Türkiye'nin normalleşmesinin, merkez sağ ve solun derlenip toparlanmasına bağlı olduğu genel kanı oluşturuyor.
Bu açıdan CHP'deki gelişmeler umut verici...
CHP'nin, çelişkilerden, hayalcilikten, kolaycılıktan ve fırsatçılıktan kurtulup gerçeklerin peşinde olan realist bir yönetime kavuşması merkez solun geleceği açısından umut verici olarak algılanıyor.
Doğrudur; Altan Öymen'in genel başkanlığı ve özellikle Tarhan Erdem'in genel sekreterliği CHP'ye yeni bir hüviyet kazandıracağı, daha doğrusu asıl hüviyetine dönüşü sağlayacağı gibi, merkez solun toparlanması için de yararlı olacaktır.
Bu çabalar ne CHP'nin DSP'yi teslim almak istemesi, ne de DSP'ye teslim olması anlamına geliyor.
Uzlaşma kültürüne sahip yeni yöneticilerin önemi de, marifeti de bütünleşme hedefine kırmadan, dökmeden varabilmek için çaba göstermelerinde odaklanıyor.
* * *
MERKEZ sağda da derlenip toparlanma arzu ve teşebbüsleri var.
Başarıya ulaşmanın mümkün olup olmayacağı tartışılabilir de olsa, bu yolda adımlar atılması umut verici sayılabilir.
Bu amaçla yola çıktıklarını söyleyenler en son, İsmail Amasyalı'nın evinde, Darıca'da bir araya geldiler.
Şimdi ikinci ve daha geniş katılımlı bir toplantı planlanıyor.
Darıca toplantısına önayak olanlar Demirel'in, Tansu Çiller'in genel başkan olmasından önce arzuladığını ileri sürdükleri ikili yönetimin, şimdi geçici de olsa DYP için yararlı olabileceğini hesaplıyorlar.
Ve
"Tansu Çiller'i düşürdükten sonra ne olacak?" sorusuna, Köksal Toptan ve Necmettin Cevheri ikilisini işaret ederek cevaplıyorlar.
"Hani bir zamanlar Demirel partinin başına Köksal Toptan geçebilir, teşkilatın başına da İsmet Sezgin işaretini vermişti ya işte şimdi de onun bir benzeri yapılabilir" diyorlar. Sonuçta Köksal Toptan'ın genel başkanlığının savunulduğu anlaşılıyor. Bunda başarı sağlansa bile bu operasyon merkez sağda bütünleşme hedefine varmaya hizmet edebilir mi?
Bize sorarsanız,
"çok zor", ama müteşebbislerin görüşü aksi yönde ve o görüşe saygı duymaktan başka da yapacak bir şey yok.
* * *
AYNI hedefe yürüyen, ANAP eksenli
"Arı Grubu"nun da çabaları sürüyor.
Bir merkez sağ oluşum için yurt içinde ve dışında atağa kalkan grup bu amacını şöyle ifade ediyor.
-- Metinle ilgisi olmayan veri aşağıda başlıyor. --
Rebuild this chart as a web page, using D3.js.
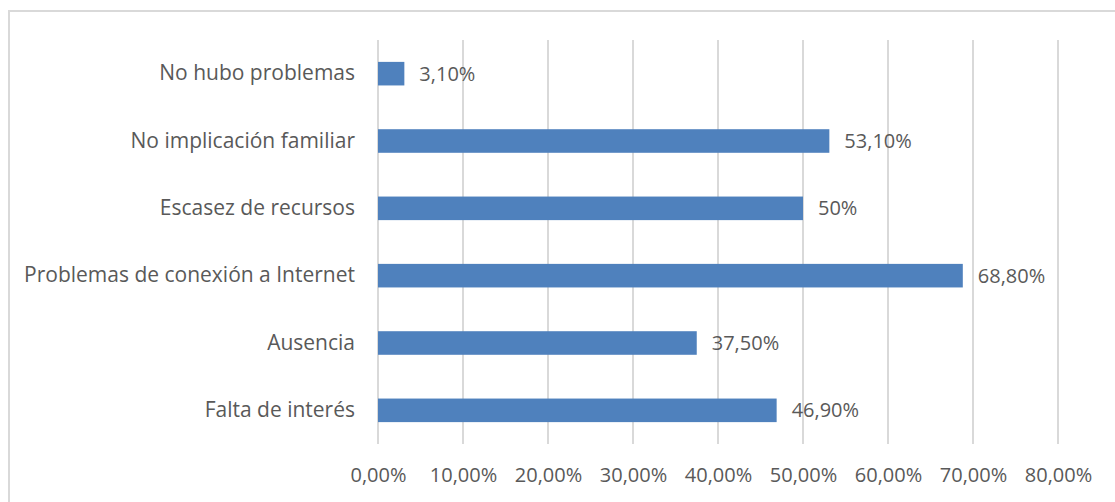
<!DOCTYPE html>
<html>
<head>
<meta charset="utf-8">
<script src="https://cdn.jsdelivr.net/npm/d3@7"></script>
<style>
  body { margin: 0; background: #fff; }
  text { font-family: "Open Sans", sans-serif; fill: #595959; }
</style>
</head>
<body>
<div id="chart"></div>
<script>
const categories = ["No hubo problemas", "No implicación familiar", "Escasez de recursos",
  "Problemas de conexión a Internet", "Ausencia", "Falta de interés"];
const values = [3.1, 53.1, 50, 68.8, 37.5, 46.9];
const valueLabels = ["3,10%", "53,10%", "50%", "68,80%", "37,50%", "46,90%"];
const tickValues = [0, 10, 20, 30, 40, 50, 60, 70, 80];

const W = 1115, H = 502;
const margin = { top: 40, right: 57, bottom: 58, left: 378 };
const width = W - margin.left - margin.right;
const height = H - margin.top - margin.bottom;

const root = d3.select("#chart").append("svg")
  .attr("width", W)
  .attr("height", H);

// outer chart border (right/bottom run off the picture)
root.append("rect")
  .attr("x", 9).attr("y", 11)
  .attr("width", W + 20).attr("height", H + 20)
  .attr("fill", "none")
  .attr("stroke", "#d9d9d9")
  .attr("stroke-width", 2);

const svg = root.append("g")
  .attr("transform", `translate(${margin.left},${margin.top})`);

const x = d3.scaleLinear().domain([0, 80]).range([0, 680]);
const y = d3.scaleBand().domain(categories).range([0, height]).paddingInner(0.65).paddingOuter(0.325);

// gridlines
svg.selectAll(".grid")
  .data(tickValues)
  .join("line")
  .attr("x1", d => x(d)).attr("x2", d => x(d))
  .attr("y1", 0).attr("y2", height)
  .attr("stroke", "#d9d9d9")
  .attr("stroke-width", 2);

// x axis labels
const xAxis = svg.append("g")
  .attr("transform", `translate(0,${height})`)
  .call(d3.axisBottom(x).tickValues(tickValues).tickSize(0).tickPadding(24)
    .tickFormat(d => d3.format(".2f")(d).replace(".", ",") + "%"));
xAxis.select(".domain").remove();
xAxis.selectAll("text")
  .style("font-size", "20px")
  .style("font-family", "'Open Sans', sans-serif")
  .attr("fill", "#595959");

// y axis labels
const yAxis = svg.append("g")
  .call(d3.axisLeft(y).tickSize(0).tickPadding(23));
yAxis.select(".domain").remove();
yAxis.selectAll("text")
  .style("font-size", "21px")
  .style("font-family", "'Open Sans', sans-serif")
  .attr("fill", "#595959");

// bars
svg.selectAll(".bar")
  .data(categories)
  .join("rect")
  .attr("x", x(0))
  .attr("y", d => y(d))
  .attr("width", (d, i) => x(values[i]) - x(0))
  .attr("height", y.bandwidth())
  .attr("fill", "#4f81bd");

// value labels
svg.selectAll(".lbl")
  .data(categories)
  .join("text")
  .attr("x", (d, i) => x(values[i]) + 15)
  .attr("y", d => y(d) + y.bandwidth() / 2)
  .attr("dy", "0.35em")
  .style("font-size", "20px")
  .text((d, i) => valueLabels[i]);
</script>
</body>
</html>
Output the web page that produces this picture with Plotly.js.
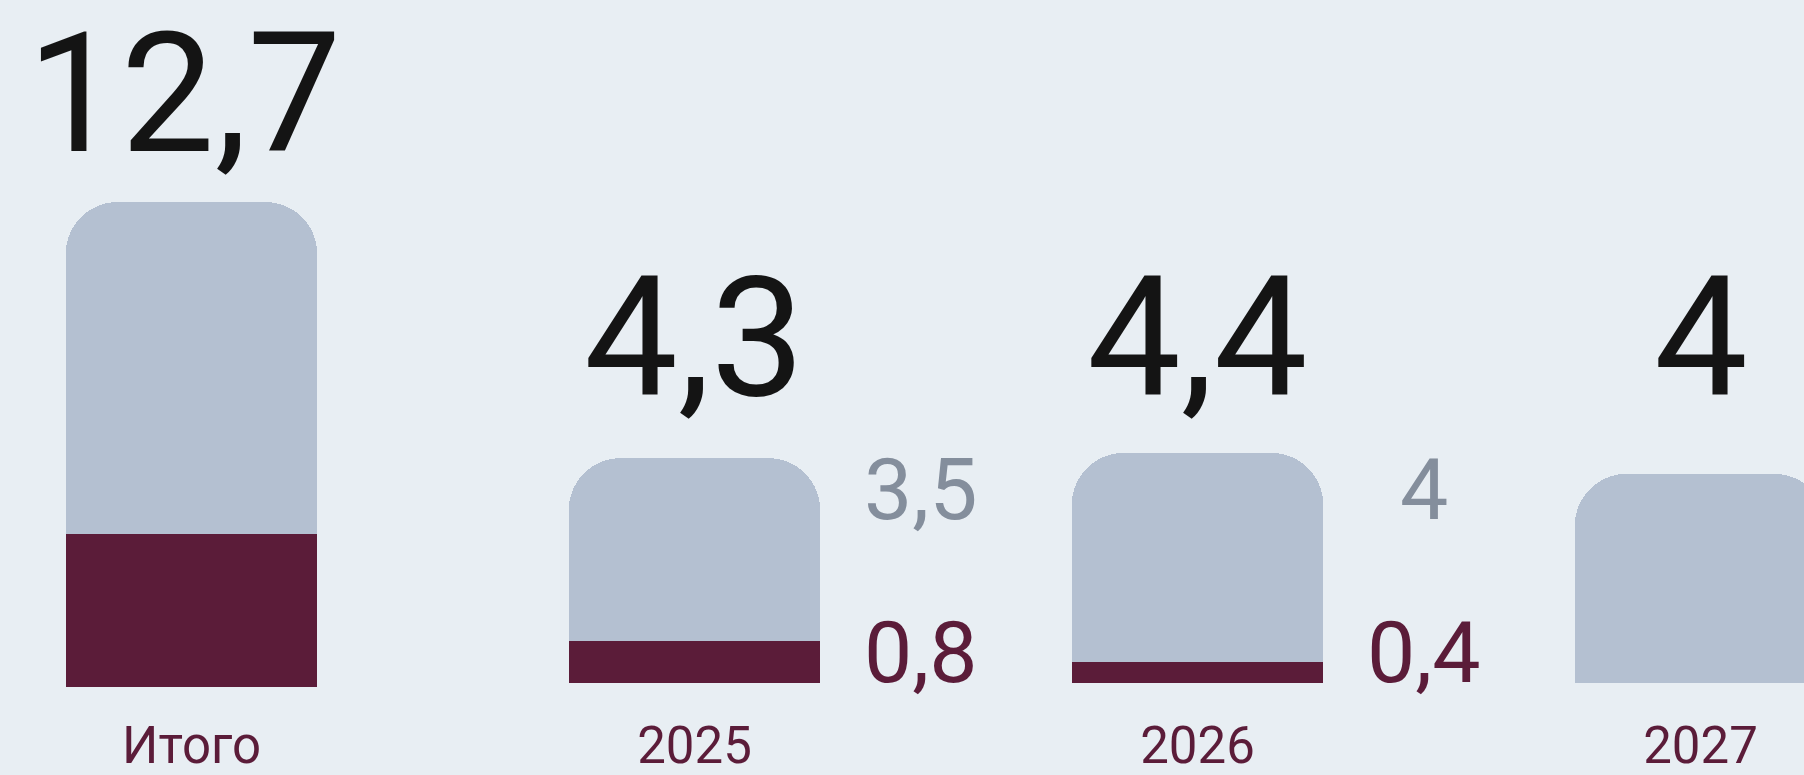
<!DOCTYPE html>
<html>
<head>
<meta charset="utf-8">
<script src="https://cdn.plot.ly/plotly-3.0.1.min.js"></script>
<style>
  html, body { margin: 0; padding: 0; background: #E8EEF3; }
  #chart { width: 1804px; height: 775px; }
</style>
</head>
<body>
<div id="chart"></div>
<script>
// ---- data ----
const totalLabel = 'Итого';
const totalValue = 12.7;          // labelled
const totalGrayPart = 8.7;        // estimated from bar proportions (unlabelled)
const totalDarkPart = 4.0;        // estimated from bar proportions (unlabelled)

const years = ['2025', '2026', '2027'];
const yearTotals = [4.3, 4.4, 4];
const yearGray = [3.5, 4, 4];
const yearDark = [0.8, 0.4, 0];

// ---- styling ----
const BG = '#E8EEF3';
const GRAY = '#B4C0D1';
const DARK = '#5B1C39';
const BIG_TXT = '#141414';
const SIDE_GRAY_TXT = '#848E9C';
const FONT = 'Roboto, "Open Sans", sans-serif';

const W = 1804, H = 775;
const STEP = 503;                 // px between category centres
const FIRST = 191.5;              // px of first centre
const X0 = -FIRST / STEP;
const X1 = X0 + W / STEP;

const BASE_TOTAL = 687, SCALE_TOTAL = 38.19;  // px baseline, px per unit
const BASE_YEAR = 683, SCALE_YEAR = 52.3;

const fmt = v => String(Math.round(v * 10) / 10).replace('.', ',');
const py = px => 1 - px / H;

const categories = [totalLabel].concat(years);
const yearX = years.map((_, i) => i + 1);

const barCommon = { type: 'bar', width: 0.5, hoverinfo: 'skip', xaxis: 'x' };

const traces = [
  Object.assign({}, barCommon, { x: [0], y: [totalDarkPart], yaxis: 'y', marker: { color: DARK, line: { width: 0 }, cornerradius: 52 } }),
  Object.assign({}, barCommon, { x: [0], y: [totalGrayPart], yaxis: 'y', marker: { color: GRAY, line: { width: 0 }, cornerradius: 52 } }),
  Object.assign({}, barCommon, { x: yearX, y: yearDark, yaxis: 'y2', marker: { color: DARK, line: { width: 0 }, cornerradius: 52 } }),
  Object.assign({}, barCommon, { x: yearX, y: yearGray, yaxis: 'y2', marker: { color: GRAY, line: { width: 0 }, cornerradius: 52 } })
];

const BIG = 167, SIDE = 86;
const DESC = 0.244, PAD = 4;
const annotations = [];
// big totals
annotations.push({ xref: 'x', yref: 'paper', x: 0, xshift: -8, y: py(149 + DESC * BIG + PAD), xanchor: 'center', yanchor: 'bottom',
  text: fmt(totalValue), showarrow: false, font: { family: FONT, size: BIG, color: BIG_TXT } });
yearTotals.forEach((v, i) => {
  annotations.push({ xref: 'x', yref: 'paper', x: i + 1, y: py(393 + DESC * BIG + PAD), xanchor: 'center', yanchor: 'bottom',
    text: fmt(v), showarrow: false, font: { family: FONT, size: BIG, color: BIG_TXT } });
});
// side labels for the segments
yearGray.forEach((g, i) => {
  if (yearDark[i] <= 0) return;
  annotations.push({ xref: 'x', yref: 'paper', x: i + 1 + 0.45, y: py(517 + DESC * SIDE + PAD), xanchor: 'center', yanchor: 'bottom',
    text: fmt(g), showarrow: false, font: { family: FONT, size: SIDE, color: SIDE_GRAY_TXT } });
  annotations.push({ xref: 'x', yref: 'paper', x: i + 1 + 0.45, y: py(680 + DESC * SIDE + PAD), xanchor: 'center', yanchor: 'bottom',
    text: fmt(yearDark[i]), showarrow: false, font: { family: FONT, size: SIDE, color: DARK } });
});

const layout = {
  width: W, height: H,
  paper_bgcolor: BG, plot_bgcolor: 'rgba(0,0,0,0)',
  margin: { l: 0, r: 0, t: 0, b: 0, pad: 0 },
  barmode: 'stack',
  showlegend: false,
  xaxis: {
    range: [X0, X1], tickmode: 'array', tickvals: [0, 1, 2, 3], ticktext: categories,
    showgrid: false, zeroline: false, showline: false, ticks: '', ticklabelstandoff: 24,
    tickfont: { family: FONT, size: 51, color: DARK }, anchor: 'y', fixedrange: true
  },
  yaxis: { domain: [py(BASE_TOTAL), 1], range: [0, BASE_TOTAL / SCALE_TOTAL], visible: false, fixedrange: true },
  yaxis2: { domain: [py(BASE_YEAR), 1], range: [0, BASE_YEAR / SCALE_YEAR], visible: false, anchor: 'x', fixedrange: true },
  annotations: annotations
};

Plotly.newPlot('chart', traces, layout, { staticPlot: true, displayModeBar: false });
</script>
</body>
</html>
"Yeni bir siyasi dünya kurulmasına öncülük etmek."Bu amaçla Arı Hareketi Genel Koordinatörü Kemal Köprülü; Türkiye'de benimsetmeyi hedefledikleri yeni siyasi anlayışı anlatmak üzere,
"Türkiye'de, 21. yüzyılın eşiğinde sorunlar ve fırsatlar" konulu toplantı için İtalya'ya uçuyor.
* * *
NE Çiller'in, ne Yılmaz'ın, ne de onların hakim olduğu merkez yönetimin, öyle bir - iki toplantıyla yerlerinden edilemeyeceği biliniyor. Yeni müteşebbisler de kamuoyundan ve Türkiye'nin gereklerinden aldıkları destekle teşebbüslerini tırmandıracaklarına göre, gelinen nokta
"uzlaşma" olamaz mı? Merkez sağın bütünleşmesinde herkesin katkısını sağlamak düşünülemez mi?
İki partinin yıllar içinde geldiği nokta meydanda, Türkiye'yi getirdikleri nokta da...
Yeni müteşebbisleri bir araya getirmek ve liderlerin de onlarla beraber yeni bir sayfa açmak için tarihi bir misyon yüklenmelerini beklemek, fazla mı hayalcilik olur?